Succession is Really the Beginning!
As an entrepreneur, it is exciting and easy to look forward and dream about building your business. For multi-franchisee owners, this includes building and implementing a strategy to open more stores and/or diversify your brand portfolio. Rarely are the impacts of the "unknown" considered while dreaming big about growth and the future. More so, when the term "succession planning" comes up in conversation, the topic is quickly changed to something more exciting.
To many owners, the idea of succession planning reflects the end. It is considered a strategy for a buy-sell, an exit, potential retirement, tax planning, and what happens to the estate after death. The reality is that succession planning, regardless of the misconception, is really about the beginning.
When dreaming about the future, the last thing we want to think about is what happens in the end. But what about those things that can happen "in the journey" which have a direct impact on the sustainability and growth of your business?
Change is all around us. Shifting generational perspectives and advancements in technology are affecting how business owners find and keep talent, and create and sell their products or services. Now more than ever business owners must think ahead to leverage strengths and opportunities and either embrace innovation or accept the possibility of decreasing market share. Strategic planning is critical and too often overlooked as a part of the succession planning process. Based upon the perspectives of those involved, the strategic outcomes may focus on recruiting top talent, developing future leaders, growing the business, identifying alternative revenue sources or simply finding better ways to sell, better serve customers, all in an effort to drive profit.
Another key area of succession planning involves a deep dive into your people. Do you know if your people are inspired by your culture and motivated to be "owner minded?" The only way you can fulfill your business dreams is if you have a strong team of people that are inspired by the organization's mission and vision.

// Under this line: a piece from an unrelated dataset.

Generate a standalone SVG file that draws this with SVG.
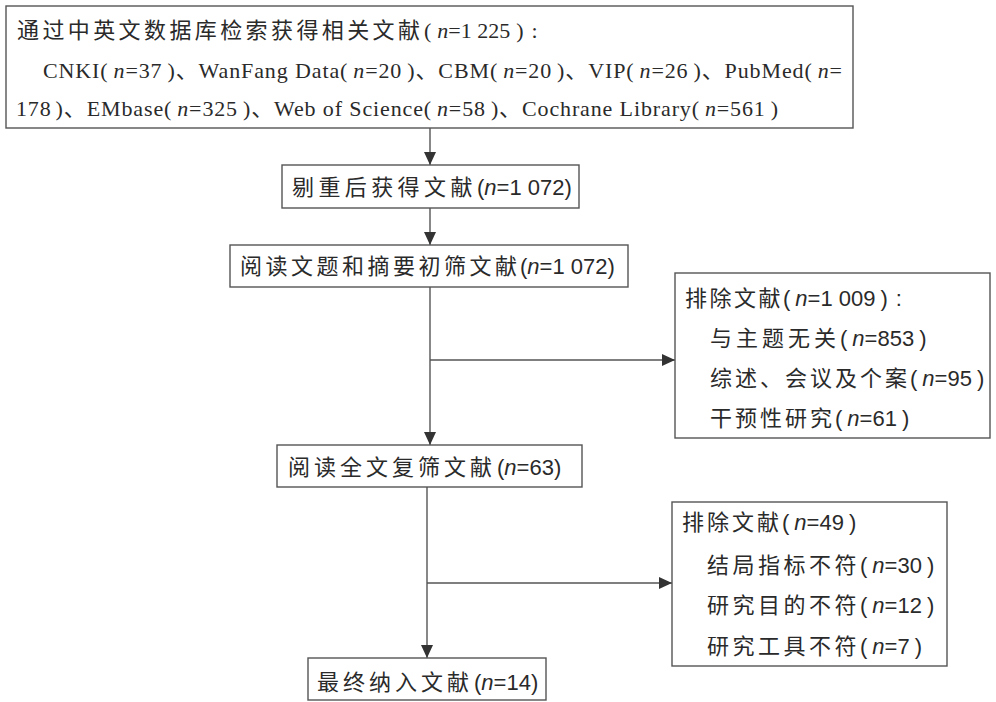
<svg xmlns="http://www.w3.org/2000/svg" width="996" height="702" viewBox="0 0 996 702">
<style>
.box{fill:#fff;stroke:#555;stroke-width:1.4}
.ln{fill:none;stroke:#555;stroke-width:1.4}
text{fill:#2a2a2a;font-size:22px}
.sf{font-family:"Liberation Serif","Noto Sans CJK SC",serif}
.ss{font-family:"Liberation Sans","Noto Sans CJK SC",sans-serif}
.zh{font-family:"Noto Sans CJK SC",sans-serif;letter-spacing:4px}
.zh2{font-family:"Noto Sans CJK SC",sans-serif;letter-spacing:3px}
.i{font-style:italic}
</style>
<defs>
<marker id="ah" markerUnits="userSpaceOnUse" markerWidth="14" markerHeight="12" refX="13" refY="6" orient="auto">
<path d="M0,0 L13,6 L0,12 Z" fill="#333"/>
</marker>
</defs>
<rect width="996" height="702" fill="#fff"/>
<g id="connectors">
<path class="ln" d="M430,128 V165" marker-end="url(#ah)"/>
<path class="ln" d="M430,208 V245" marker-end="url(#ah)"/>
<path class="ln" d="M430,287 V445" marker-end="url(#ah)"/>
<path class="ln" d="M430,360 H675" marker-end="url(#ah)"/>
<path class="ln" d="M427,487 V658" marker-end="url(#ah)"/>
<path class="ln" d="M427,583 H672" marker-end="url(#ah)"/>
</g>
<g id="n1">
<rect class="box" x="6" y="6" width="847" height="122"/>
<text class="sf" x="17" y="38"><tspan style="letter-spacing:3.4px">通过中英文数据库检索获得相关文献</tspan><tspan x="424">(</tspan><tspan class="i" dx="6">n</tspan>=1 225<tspan dx="6">)</tspan><tspan dx="8">:</tspan></text>
<text class="sf" x="43" y="78" textLength="799">CNKI(<tspan class="i" dx="5">n</tspan>=37<tspan dx="5">)</tspan>、WanFang Data(<tspan class="i" dx="5">n</tspan>=20<tspan dx="5">)</tspan>、CBM(<tspan class="i" dx="5">n</tspan>=20<tspan dx="5">)</tspan>、VIP(<tspan class="i" dx="5">n</tspan>=26<tspan dx="5">)</tspan>、PubMed(<tspan class="i" dx="5">n</tspan>=</text>
<text class="sf" x="16" y="116" textLength="762">178<tspan dx="4">)</tspan>、EMbase(<tspan class="i" dx="5">n</tspan>=325<tspan dx="5">)</tspan>、Web of Science(<tspan class="i" dx="5">n</tspan>=58<tspan dx="5">)</tspan>、Cochrane Library(<tspan class="i" dx="5">n</tspan>=561<tspan dx="5">)</tspan></text>
</g>
<g id="n2">
<rect class="box" x="282" y="165" width="297" height="43"/>
<text class="ss" x="292" y="195"><tspan class="zh" style="letter-spacing:4.4px">剔重后获得文献</tspan><tspan x="477">(</tspan><tspan class="i">n</tspan>=1 072)</text>
</g>
<g id="n3">
<rect class="box" x="230" y="245" width="398" height="42"/>
<text class="ss" x="240" y="274"><tspan class="zh" style="letter-spacing:3.5px">阅读文题和摘要初筛文献</tspan><tspan x="520">(</tspan><tspan class="i">n</tspan>=1 072)</text>
</g>
<g id="ex1">
<rect class="box" x="675" y="273" width="315" height="165"/>
<text class="ss" x="685" y="306"><tspan class="zh2" style="letter-spacing:2.5px">排除文献</tspan><tspan x="783">(</tspan><tspan class="i" dx="5">n</tspan>=1 009<tspan dx="5">)</tspan><tspan dx="8">:</tspan></text>
<text class="ss" x="710" y="346"><tspan class="zh2" style="letter-spacing:4px">与主题无关</tspan><tspan x="840">(</tspan><tspan class="i" dx="5">n</tspan>=853<tspan dx="5">)</tspan></text>
<text class="ss" x="710" y="386"><tspan class="zh2">综述、会议及个案</tspan><tspan x="910">(</tspan><tspan class="i" dx="5">n</tspan>=95<tspan dx="5">)</tspan></text>
<text class="ss" x="710" y="426"><tspan class="zh2">干预性研究</tspan><tspan x="835">(</tspan><tspan class="i" dx="5">n</tspan>=61<tspan dx="5">)</tspan></text>
</g>
<g id="n4">
<rect class="box" x="277" y="445" width="305" height="42"/>
<text class="ss" x="288" y="475"><tspan class="zh">阅读全文复筛文献</tspan><tspan x="497">(</tspan><tspan class="i">n</tspan>=63)</text>
</g>
<g id="ex2">
<rect class="box" x="672" y="502" width="275" height="164"/>
<text class="ss" x="682" y="530"><tspan class="zh2">排除文献</tspan><tspan x="782">(</tspan><tspan class="i" dx="5">n</tspan>=49<tspan dx="5">)</tspan></text>
<text class="ss" x="707" y="573"><tspan class="zh2" style="letter-spacing:3.5px">结局指标不符</tspan><tspan x="860">(</tspan><tspan class="i" dx="5">n</tspan>=30<tspan dx="5">)</tspan></text>
<text class="ss" x="707" y="613"><tspan class="zh2" style="letter-spacing:3.5px">研究目的不符</tspan><tspan x="860">(</tspan><tspan class="i" dx="5">n</tspan>=12<tspan dx="5">)</tspan></text>
<text class="ss" x="707" y="654"><tspan class="zh2" style="letter-spacing:3.5px">研究工具不符</tspan><tspan x="860">(</tspan><tspan class="i" dx="5">n</tspan>=7<tspan dx="5">)</tspan></text>
</g>
<g id="n5">
<rect class="box" x="308" y="658" width="238" height="42"/>
<text class="ss" x="317" y="690"><tspan class="zh">最终纳入文献</tspan><tspan x="474">(</tspan><tspan class="i">n</tspan>=14)</text>
</g>
</svg>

And what about family and close friends and their impact on the future? Have you considered how your family members impact business decisions? Are they actively employed within the business or do you know if they would like (or not like to be)? Perceptions and attitudes are never neutral. For example, if a spouse does not get along with a partner or key manager, it will create stress for everyone. Consider environments in which siblings, cousins, parents, nieces, and nephews may be actively employed together and/or inactive shareholders. Perceptions and attitudes can make any simple environment complex, and running the business without these complexities is hard enough.
Finally, many owners tend to overlook how behaviors and attitudes influence the culture of the business. We find many owners confused because they don't understand that as much as they talk and work to instill certain core values and a specific culture in the business, it never seems to stick. We find that this is usually due to a misalignment of an owner's behavior and professed core values.
Consider the value succession planning brings to your business, in the beginning, rather than assuming it is only about preparing for the end. It's an important process allowing you to begin with a vision while helping you build and grow your business well into the future. You can build value that will provide opportunities for your family, your employees, and your community and have a positive impact through multiple generations.